Ukrainische First Lady in Belgrad: Warum erkennt Kiew den Kosovo nicht an?

Olena Selenska bei Aleksandar Vucic
Olena Selenskas Besuch bei Russland-Freund Aleksandar Vučić hat international für Aufregung gesorgt.

Der Besuch der ukrainischen First Lady Olena Selenska und Außenminister Dmytro Kuleba in der serbischen Hauptstadt Belgrad - der erste eines hochrangigen Politikers aus der Ukraine seit Beginn des russischen Angriffskriegs im Februar 2022 - erregte am Montag viel Aufsehen. Nicht nur in Russland zeigten sich Medien, Politiker und die Bevölkerung verärgert. Auch einige der zahlreichen Russland-Fans in Serbien waren empört darüber.

Das Treffen der ukrainischen Delegation mit dem serbischen Präsidenten Aleksandar Vučić, dessen Frau Tamara und Kulebas Amtskollegen Marko Djurić passt zur uneindeutigen Russland/Ukraine-Politik, die Belgrad nun schon eine ganze Weile fährt: Serbien hat sich den EU-Sanktionen gegen Russland zwar bis heute trotz Drucks aus Brüssel nicht angeschlossen, sich gleichzeitig aber hinter die Ukraine gestellt und etwa Tausende von dort Geflüchtete aufgenommen.
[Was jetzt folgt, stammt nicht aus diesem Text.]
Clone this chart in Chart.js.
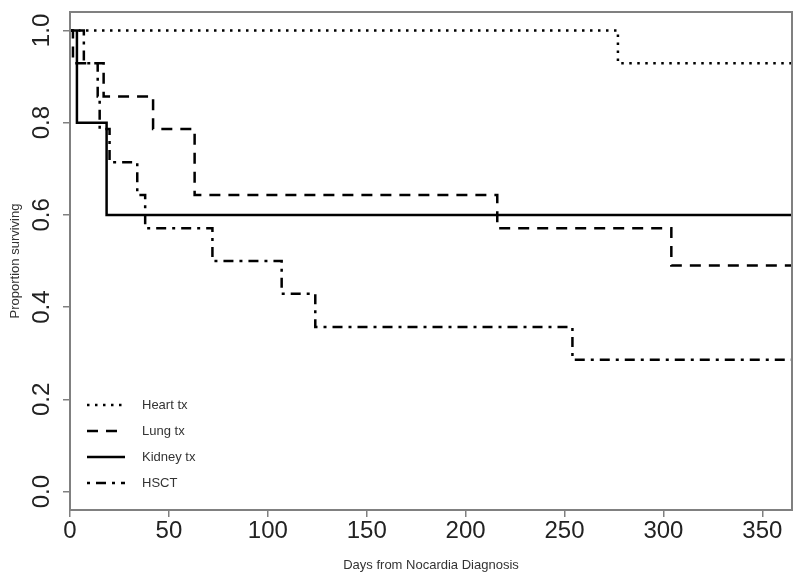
<!DOCTYPE html>
<html>
<head>
<meta charset="utf-8">
<script src="https://cdn.jsdelivr.net/npm/chart.js@4/dist/chart.umd.min.js"></script>
<style>
  html, body { margin: 0; padding: 0; background: #fff; }
  #wrap { width: 800px; height: 584px; }
</style>
</head>
<body>
<div id="wrap"><canvas id="c" width="800" height="584"></canvas></div>
<script>
// Kaplan-Meier survival estimates
const heartDays  = [0, 277, 365];
const heartSurv  = [1.0, 0.929, 0.929];

const lungDays   = [0, 1.5, 17, 42, 63, 216, 304, 365];
const lungSurv   = [1.0, 0.929, 0.857, 0.786, 0.643, 0.571, 0.490, 0.490];

const kidneyDays = [0, 3.5, 18.5, 365];
const kidneySurv = [1.0, 0.8, 0.6, 0.6];

const hsctDays   = [0, 7, 14, 15, 20, 34, 38, 72, 107, 124, 254, 365];
const hsctSurv   = [1.0, 0.929, 0.857, 0.786, 0.714, 0.643, 0.571, 0.5, 0.429, 0.357, 0.286, 0.286];

const seriesNames = ["Heart tx", "Lung tx", "Kidney tx", "HSCT"];
const xTicks = [0, 50, 100, 150, 200, 250, 300, 350];
const yTicks = [0.0, 0.2, 0.4, 0.6, 0.8, 1.0];

const FONT = "'Liberation Sans', Arial, Helvetica, sans-serif";

function pts(xs, ys) { return xs.map((x, i) => ({ x: x, y: ys[i] })); }

const dashes = [[2.5, 5.5], [11, 8], [], [3, 6, 10, 6]];
const seriesData = [pts(heartDays, heartSurv), pts(lungDays, lungSurv), pts(kidneyDays, kidneySurv), pts(hsctDays, hsctSurv)];

const datasets = seriesNames.map((name, i) => ({
  label: name,
  data: seriesData[i],
  borderColor: '#000',
  borderWidth: 2.5,
  borderDash: dashes[i],
  borderCapStyle: 'butt',
  stepped: 'before',
  pointRadius: 0,
  fill: false,
  tension: 0
}));

const boxPlugin = {
  id: 'boxPlugin',
  afterDatasetsDraw(chart) {
    const { ctx, chartArea: a } = chart;
    ctx.save();
    ctx.strokeStyle = '#808080';
    ctx.lineWidth = 2;
    ctx.strokeRect(a.left, a.top, a.right - a.left, a.bottom - a.top);
    ctx.restore();
  },
  afterDraw(chart) {
    const { ctx, chartArea: a } = chart;
    ctx.save();
    const x0 = a.left + 17, x1 = a.left + 55, tx = a.left + 72;
    const rowTop = a.bottom - 105, rowGap = 26;
    chart.data.datasets.forEach((ds, i) => {
      const y = rowTop + i * rowGap;
      ctx.beginPath();
      ctx.setLineDash(ds.borderDash || []);
      ctx.lineWidth = ds.borderWidth;
      ctx.strokeStyle = ds.borderColor;
      ctx.lineCap = 'butt';
      ctx.moveTo(x0, y);
      ctx.lineTo(x1, y);
      ctx.stroke();
      ctx.setLineDash([]);
      ctx.fillStyle = '#333';
      ctx.font = '13px ' + FONT;
      ctx.textAlign = 'left';
      ctx.textBaseline = 'middle';
      ctx.fillText(ds.label, tx, y);
    });
    ctx.restore();
  }
};

new Chart(document.getElementById('c'), {
  type: 'line',
  data: { datasets: datasets },
  plugins: [boxPlugin],
  options: {
    responsive: false,
    animation: false,
    layout: { padding: { top: 12, right: 8, left: 0, bottom: 0 } },
    plugins: { legend: { display: false }, tooltip: { enabled: false } },
    scales: {
      x: {
        type: 'linear',
        min: 0,
        max: 365,
        afterBuildTicks: (s) => { s.ticks = xTicks.map(v => ({ value: v })); },
        afterFit: (s) => { s.height = 74; s.paddingLeft = 0; s.paddingRight = 0; },
        border: { display: false },
        grid: { display: true, drawOnChartArea: false, drawTicks: true, tickLength: 7, color: '#808080', lineWidth: 1.5 },
        ticks: {
          font: { family: FONT, size: 24 },
          color: '#222',
          padding: 0,
          maxRotation: 0,
          autoSkip: false,
          callback: (v) => String(v)
        },
        title: {
          display: true,
          text: 'Days from Nocardia Diagnosis',
          font: { family: FONT, size: 13 },
          color: '#333',
          padding: { top: 5, bottom: 11 }
        }
      },
      y: {
        type: 'linear',
        min: -0.04,
        max: 1.04,
        afterBuildTicks: (s) => { s.ticks = yTicks.map(v => ({ value: v })); },
        afterFit: (s) => { s.width = 70; s.paddingTop = 0; s.paddingBottom = 0; },
        border: { display: false },
        grid: { display: true, drawOnChartArea: false, drawTicks: true, tickLength: 7, color: '#808080', lineWidth: 1.5 },
        ticks: {
          font: { family: FONT, size: 24 },
          color: '#222',
          padding: 4,
          minRotation: 90,
          maxRotation: 90,
          crossAlign: 'center',
          autoSkip: false,
          callback: (v) => Number(v).toFixed(1)
        },
        title: {
          display: true,
          text: 'Proportion surviving',
          font: { family: FONT, size: 13 },
          color: '#333',
          padding: { top: 8, bottom: 0 }
        }
      }
    }
  }
});
</script>
</body>
</html>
Was den serbisch-ukrainischen Beziehungen ebenfalls hilft: Die Ukraine erkennt die einstige serbische Provinz Kosovo, die sich 2008 für unabhängig erklärte, genauso wie Belgrad - und Moskau - nicht an. Aber warum eigentlich, kämpft die Ukraine doch gerade selbst um seine Unabhängigkeit?

Sorge vor Abspaltung

Grund dafür ist wie bei anderen Staaten - Spanien zum Beispiel - die Sorge vor sezessionistischen Bewegungen. Südosteuropa-Experte Florian Bieber erklärt, dass dieses Thema für die Ukraine erst ab der Annexion der Krim an Bedeutung gewonnen hat: "2014 haben sich die illegalen Institutionen der Krim auf die Unabhängigkeit des Kosovo berufen, um die Loslösung von der Ukraine zu rechtfertigen." Auch Putin habe es als Argument für die Loslösung der Regionen Donbas und Luzhansk von der Ukraine hervorgebracht.

Doch mit dem russischen Angriff auf die Ukraine 2022 hat sich Kiew auf einmal viel deutlicher gen Westen orientiert als davor. Seither wird in dem Land auch immer lauter gefordert, den Kosovo doch anzuerkennen - schließlich hat der sich hinter die Ukraine gestellt und trägt die Sanktionen gegen Russland mit. 

"Wissen, was Ukraine durchmacht"

Erst vergangene Woche erklärte die kosovarische Außenministerin Donika Gërvalla-Schwarz in einem Interview einmal mehr, ihr junges Land unterstütze die Ukraine "bedingungslos" und bezeichnete Serbien und Russland als "Verbündete". Zwar habe die Ukraine den Kosovo nicht als Staat anerkannt, der Kosovo glaube aber, genau zu wissen, was die Ukraine durchmache. Ein Sieg der Ukraine sei die einzige Lösung für Europa: "Ansonsten sollte sich Europa auf andere Konflikte auf unserem Kontinent vorbereiten."

Der Botschafter der Ukraine in Albanien, Volodymyr Shkurov, erklärte im März, die Anerkennung des Kosovo sei nur "eine Frage der Zeit". Und ein ukrainischer Abgeordneter unterzeichnete einen Appell an die Regierungen westlicher Staaten, den Druck auf Serbien in der Kosovo-Frage zu erhöhen. Vučić kommentierte das scharf und drohte: "Wenn die Ukraine die Unabhängigkeit des Kosovo anerkennt, wird sie an einem Tag alles verlieren." Was genau er damit meinte, ließ er offen. 

Berichte über einen "Kuhhandel" zwischen Belgrad und Kiew

Dass sich die ukrainische Position in der Kosovo-Frage in naher Zukunft ändert, ist Diplomaten und Experten zufolge nicht zu erwarten. Einerseits würde eine Anerkennung des Kosovo der Ukraine demnach politisch gesehen kaum Vorteile bringen. 

Andererseits sickerten 2023 Geheimdokumente aus dem Pentagon durch, nach denen Serbien einer Lieferung von Waffen und Munition an Kiew zugestimmt hatte. Danach gab es Berichte über einen "Kuhhandel" zwischen Belgrad und Kiew, wonach Serbien Waffen an die Ukraine liefern sollte, wenn Kiew den Kosovo weiterhin nicht anerkenne.